__Work to do__. Your task is to retype, word for word, the lines from the start of the data through the line holding "bars = ax.bar(x, values, width=0.31, color=bar_color, zorder=3)". Do not include the pictures.

__Given material__.
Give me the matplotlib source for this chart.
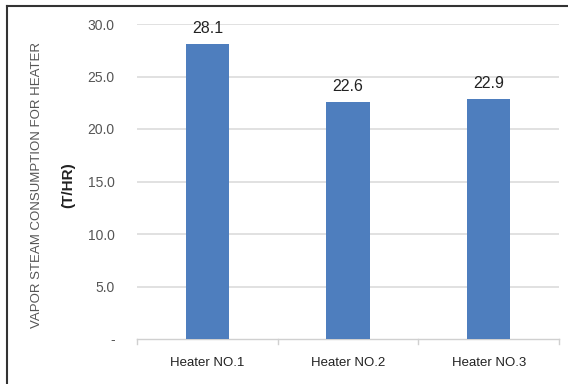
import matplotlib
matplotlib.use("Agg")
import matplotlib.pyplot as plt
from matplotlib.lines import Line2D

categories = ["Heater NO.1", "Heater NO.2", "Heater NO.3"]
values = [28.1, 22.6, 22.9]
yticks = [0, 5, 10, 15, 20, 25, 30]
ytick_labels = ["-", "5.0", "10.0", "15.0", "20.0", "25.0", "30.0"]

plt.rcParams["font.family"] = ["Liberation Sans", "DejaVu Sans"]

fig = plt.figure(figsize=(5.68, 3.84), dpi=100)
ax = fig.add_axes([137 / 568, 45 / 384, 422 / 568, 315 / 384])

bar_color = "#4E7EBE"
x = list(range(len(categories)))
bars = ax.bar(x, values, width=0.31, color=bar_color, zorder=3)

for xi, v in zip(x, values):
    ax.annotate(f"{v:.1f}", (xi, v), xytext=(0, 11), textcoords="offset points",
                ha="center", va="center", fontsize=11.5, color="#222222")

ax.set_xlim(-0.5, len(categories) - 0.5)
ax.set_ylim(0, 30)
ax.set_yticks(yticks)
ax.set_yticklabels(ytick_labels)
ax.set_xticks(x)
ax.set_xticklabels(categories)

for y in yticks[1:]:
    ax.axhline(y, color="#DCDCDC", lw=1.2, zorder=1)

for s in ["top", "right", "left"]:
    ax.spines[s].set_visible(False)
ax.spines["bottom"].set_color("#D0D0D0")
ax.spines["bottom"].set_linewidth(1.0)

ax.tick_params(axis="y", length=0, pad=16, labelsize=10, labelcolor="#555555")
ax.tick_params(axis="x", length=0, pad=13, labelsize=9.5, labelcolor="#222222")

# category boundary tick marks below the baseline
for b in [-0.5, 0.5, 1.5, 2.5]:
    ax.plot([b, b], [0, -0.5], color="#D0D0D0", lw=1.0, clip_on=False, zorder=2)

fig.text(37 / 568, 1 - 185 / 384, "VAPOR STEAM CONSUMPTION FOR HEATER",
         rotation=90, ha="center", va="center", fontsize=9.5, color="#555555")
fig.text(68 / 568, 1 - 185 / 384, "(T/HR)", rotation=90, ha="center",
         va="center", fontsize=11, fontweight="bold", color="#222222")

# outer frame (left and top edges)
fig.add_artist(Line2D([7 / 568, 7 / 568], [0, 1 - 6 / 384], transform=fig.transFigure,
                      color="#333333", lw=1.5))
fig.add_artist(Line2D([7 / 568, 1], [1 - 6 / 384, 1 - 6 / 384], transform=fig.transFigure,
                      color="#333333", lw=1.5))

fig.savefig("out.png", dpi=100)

__Right answer__.
Give me the matplotlib source for this chart.
import matplotlib
matplotlib.use("Agg")
import matplotlib.pyplot as plt
from matplotlib.lines import Line2D

categories = ["Heater NO.1", "Heater NO.2", "Heater NO.3"]
values = [28.1, 22.6, 22.9]
yticks = [0, 5, 10, 15, 20, 25, 30]
ytick_labels = ["-", "5.0", "10.0", "15.0", "20.0", "25.0", "30.0"]

plt.rcParams["font.family"] = ["Liberation Sans", "DejaVu Sans"]

fig = plt.figure(figsize=(5.68, 3.84), dpi=100)
ax = fig.add_axes([137 / 568, 45 / 384, 422 / 568, 315 / 384])

bar_color = "#4E7EBE"
x = list(range(len(categories)))
bars = ax.bar(x, values, width=0.31, color=bar_color, zorder=3)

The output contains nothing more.